EXCERPTED DATA
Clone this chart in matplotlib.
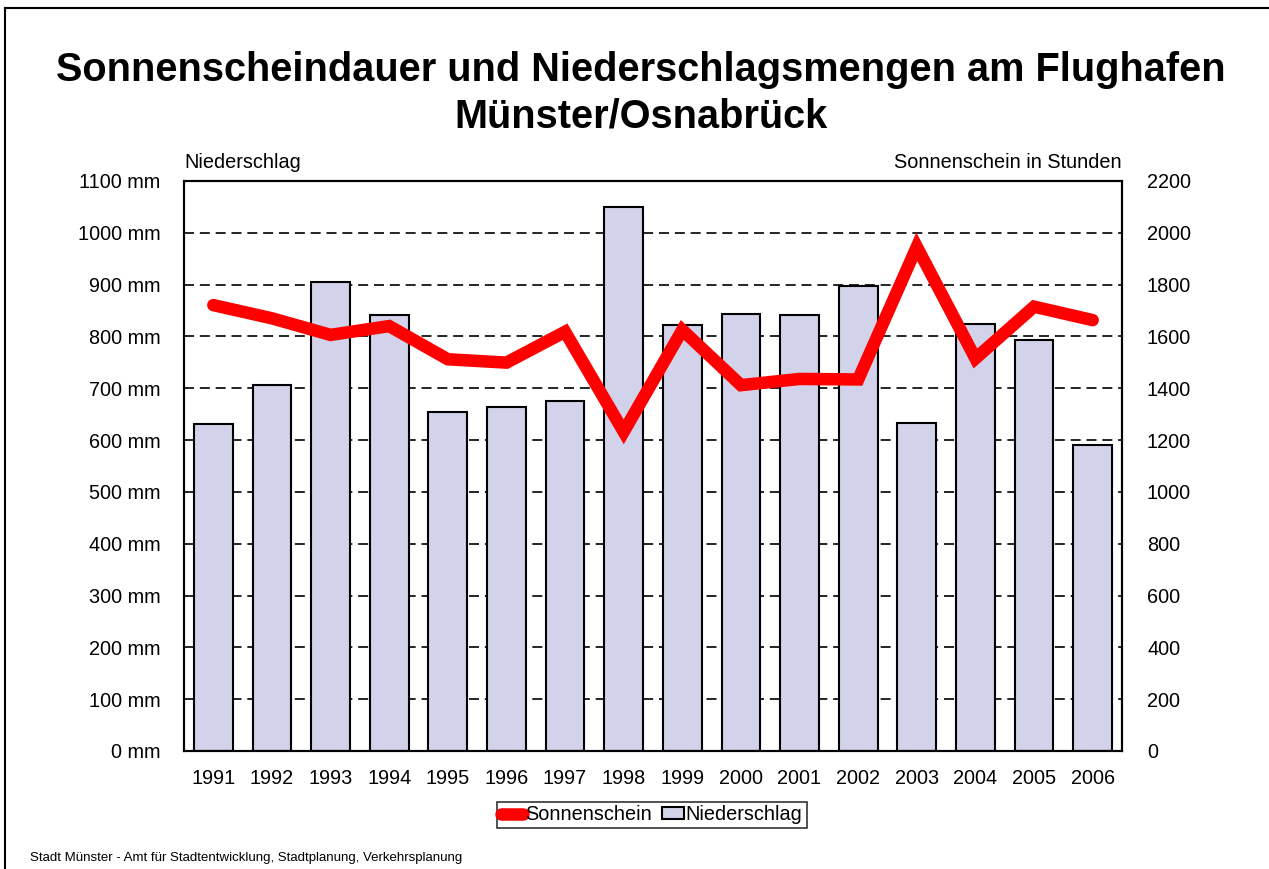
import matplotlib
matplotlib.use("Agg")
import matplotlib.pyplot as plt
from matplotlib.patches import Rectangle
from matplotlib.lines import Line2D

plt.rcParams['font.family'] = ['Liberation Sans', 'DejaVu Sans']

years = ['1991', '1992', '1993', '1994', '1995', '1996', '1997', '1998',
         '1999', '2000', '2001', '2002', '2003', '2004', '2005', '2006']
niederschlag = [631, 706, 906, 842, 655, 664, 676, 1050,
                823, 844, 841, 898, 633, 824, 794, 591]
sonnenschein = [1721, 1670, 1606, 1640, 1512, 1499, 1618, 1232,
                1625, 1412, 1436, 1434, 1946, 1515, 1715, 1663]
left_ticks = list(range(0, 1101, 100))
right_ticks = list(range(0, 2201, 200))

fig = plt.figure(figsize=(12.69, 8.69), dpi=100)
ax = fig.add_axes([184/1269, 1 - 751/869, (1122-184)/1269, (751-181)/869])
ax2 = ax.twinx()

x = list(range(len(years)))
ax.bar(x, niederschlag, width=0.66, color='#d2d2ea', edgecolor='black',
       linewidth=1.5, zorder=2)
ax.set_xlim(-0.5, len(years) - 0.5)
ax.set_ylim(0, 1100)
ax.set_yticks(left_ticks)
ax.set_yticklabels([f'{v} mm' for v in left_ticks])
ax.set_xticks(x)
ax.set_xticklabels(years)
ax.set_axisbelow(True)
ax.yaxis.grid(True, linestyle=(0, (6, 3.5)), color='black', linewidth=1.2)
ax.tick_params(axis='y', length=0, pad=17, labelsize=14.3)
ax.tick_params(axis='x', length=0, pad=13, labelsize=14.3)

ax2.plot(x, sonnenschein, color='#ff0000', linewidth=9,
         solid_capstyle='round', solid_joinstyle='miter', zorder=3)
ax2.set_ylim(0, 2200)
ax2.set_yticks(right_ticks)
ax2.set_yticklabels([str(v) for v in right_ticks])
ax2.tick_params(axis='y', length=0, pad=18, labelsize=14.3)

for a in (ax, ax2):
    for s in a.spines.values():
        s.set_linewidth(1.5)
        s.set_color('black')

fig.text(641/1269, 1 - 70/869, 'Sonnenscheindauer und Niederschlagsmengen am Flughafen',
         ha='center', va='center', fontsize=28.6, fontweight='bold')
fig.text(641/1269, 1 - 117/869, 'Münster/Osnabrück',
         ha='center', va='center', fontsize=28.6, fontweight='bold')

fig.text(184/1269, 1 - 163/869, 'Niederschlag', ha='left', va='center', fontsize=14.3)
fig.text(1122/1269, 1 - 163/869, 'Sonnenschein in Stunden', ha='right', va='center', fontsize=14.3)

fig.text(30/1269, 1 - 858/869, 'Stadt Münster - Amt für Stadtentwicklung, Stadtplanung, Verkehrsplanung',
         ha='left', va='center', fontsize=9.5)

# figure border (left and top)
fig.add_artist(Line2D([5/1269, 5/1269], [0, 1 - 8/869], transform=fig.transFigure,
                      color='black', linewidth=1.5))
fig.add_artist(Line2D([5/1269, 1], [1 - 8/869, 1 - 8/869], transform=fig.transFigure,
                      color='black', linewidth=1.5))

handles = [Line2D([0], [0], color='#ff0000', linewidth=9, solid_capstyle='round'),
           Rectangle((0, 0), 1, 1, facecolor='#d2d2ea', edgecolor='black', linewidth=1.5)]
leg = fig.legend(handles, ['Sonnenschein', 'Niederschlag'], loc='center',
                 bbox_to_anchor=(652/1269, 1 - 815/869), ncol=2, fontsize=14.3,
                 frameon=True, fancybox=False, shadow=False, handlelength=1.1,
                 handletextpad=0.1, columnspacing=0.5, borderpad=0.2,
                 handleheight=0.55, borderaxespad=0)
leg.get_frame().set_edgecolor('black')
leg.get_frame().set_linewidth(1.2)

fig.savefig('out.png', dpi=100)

--

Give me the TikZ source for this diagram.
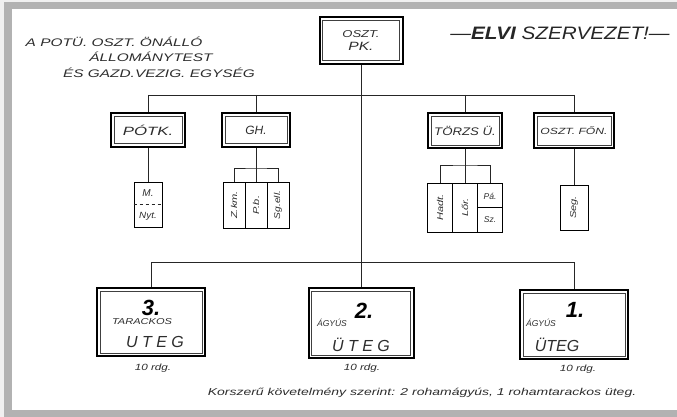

* * *

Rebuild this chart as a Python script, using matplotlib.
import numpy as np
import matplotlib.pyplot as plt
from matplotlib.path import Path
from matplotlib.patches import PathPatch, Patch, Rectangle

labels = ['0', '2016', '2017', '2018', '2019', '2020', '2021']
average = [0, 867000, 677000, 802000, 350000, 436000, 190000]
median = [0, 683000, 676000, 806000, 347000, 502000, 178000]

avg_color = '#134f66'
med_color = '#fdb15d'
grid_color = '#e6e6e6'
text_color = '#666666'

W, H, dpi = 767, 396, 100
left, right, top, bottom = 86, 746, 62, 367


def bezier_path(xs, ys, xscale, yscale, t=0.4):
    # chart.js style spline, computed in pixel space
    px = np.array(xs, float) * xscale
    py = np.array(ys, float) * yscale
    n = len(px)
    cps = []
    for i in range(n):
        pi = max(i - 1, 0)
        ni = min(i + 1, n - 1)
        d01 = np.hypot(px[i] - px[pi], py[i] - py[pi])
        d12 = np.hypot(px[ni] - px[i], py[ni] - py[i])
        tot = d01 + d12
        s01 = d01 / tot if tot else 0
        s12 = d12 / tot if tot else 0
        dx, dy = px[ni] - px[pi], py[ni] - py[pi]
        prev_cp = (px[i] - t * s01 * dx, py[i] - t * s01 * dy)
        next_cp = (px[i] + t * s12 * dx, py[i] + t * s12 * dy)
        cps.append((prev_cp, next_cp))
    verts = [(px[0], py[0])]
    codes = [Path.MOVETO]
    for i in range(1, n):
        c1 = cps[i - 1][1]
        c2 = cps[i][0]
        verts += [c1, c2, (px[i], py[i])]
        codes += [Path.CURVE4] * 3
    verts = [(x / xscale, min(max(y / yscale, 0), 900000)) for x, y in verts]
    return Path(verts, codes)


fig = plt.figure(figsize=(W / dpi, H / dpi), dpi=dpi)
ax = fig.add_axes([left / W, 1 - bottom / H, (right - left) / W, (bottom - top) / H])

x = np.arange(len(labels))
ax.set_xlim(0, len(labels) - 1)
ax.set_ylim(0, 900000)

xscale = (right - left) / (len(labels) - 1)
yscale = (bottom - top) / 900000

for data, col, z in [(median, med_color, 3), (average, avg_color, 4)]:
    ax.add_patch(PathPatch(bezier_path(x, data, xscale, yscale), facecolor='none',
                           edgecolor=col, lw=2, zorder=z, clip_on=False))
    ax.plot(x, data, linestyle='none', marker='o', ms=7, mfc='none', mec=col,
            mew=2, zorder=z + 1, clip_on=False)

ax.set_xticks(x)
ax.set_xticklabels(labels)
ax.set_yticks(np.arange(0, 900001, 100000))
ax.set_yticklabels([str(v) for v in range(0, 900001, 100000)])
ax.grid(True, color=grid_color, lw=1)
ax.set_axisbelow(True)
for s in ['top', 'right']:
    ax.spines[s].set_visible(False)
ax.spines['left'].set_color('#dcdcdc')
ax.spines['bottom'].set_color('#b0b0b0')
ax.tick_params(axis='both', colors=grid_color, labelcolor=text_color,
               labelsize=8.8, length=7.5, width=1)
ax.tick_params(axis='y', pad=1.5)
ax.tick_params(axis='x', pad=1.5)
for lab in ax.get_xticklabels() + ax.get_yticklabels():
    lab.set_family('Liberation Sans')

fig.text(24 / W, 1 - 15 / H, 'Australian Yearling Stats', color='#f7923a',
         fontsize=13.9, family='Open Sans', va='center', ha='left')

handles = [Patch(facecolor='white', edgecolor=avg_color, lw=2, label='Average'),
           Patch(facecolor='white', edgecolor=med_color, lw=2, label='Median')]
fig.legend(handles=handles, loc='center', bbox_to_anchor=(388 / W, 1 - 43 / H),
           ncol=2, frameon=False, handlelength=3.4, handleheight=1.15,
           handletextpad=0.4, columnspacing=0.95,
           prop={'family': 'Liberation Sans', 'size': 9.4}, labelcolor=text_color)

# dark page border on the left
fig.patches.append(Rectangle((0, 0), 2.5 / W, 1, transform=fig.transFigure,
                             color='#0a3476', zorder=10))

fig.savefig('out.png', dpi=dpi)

GOAL
Will you return exactly the lines above from the one with "Rebuild this chart" down to the one with "median = [0, 683000, 676000, 806000, 347000, 502000, 178000]", counting both as part of the range?

SOLUTION FOR THIS PROBLEM
Rebuild this chart as a Python script, using matplotlib.
import numpy as np
import matplotlib.pyplot as plt
from matplotlib.path import Path
from matplotlib.patches import PathPatch, Patch, Rectangle

labels = ['0', '2016', '2017', '2018', '2019', '2020', '2021']
average = [0, 867000, 677000, 802000, 350000, 436000, 190000]
median = [0, 683000, 676000, 806000, 347000, 502000, 178000]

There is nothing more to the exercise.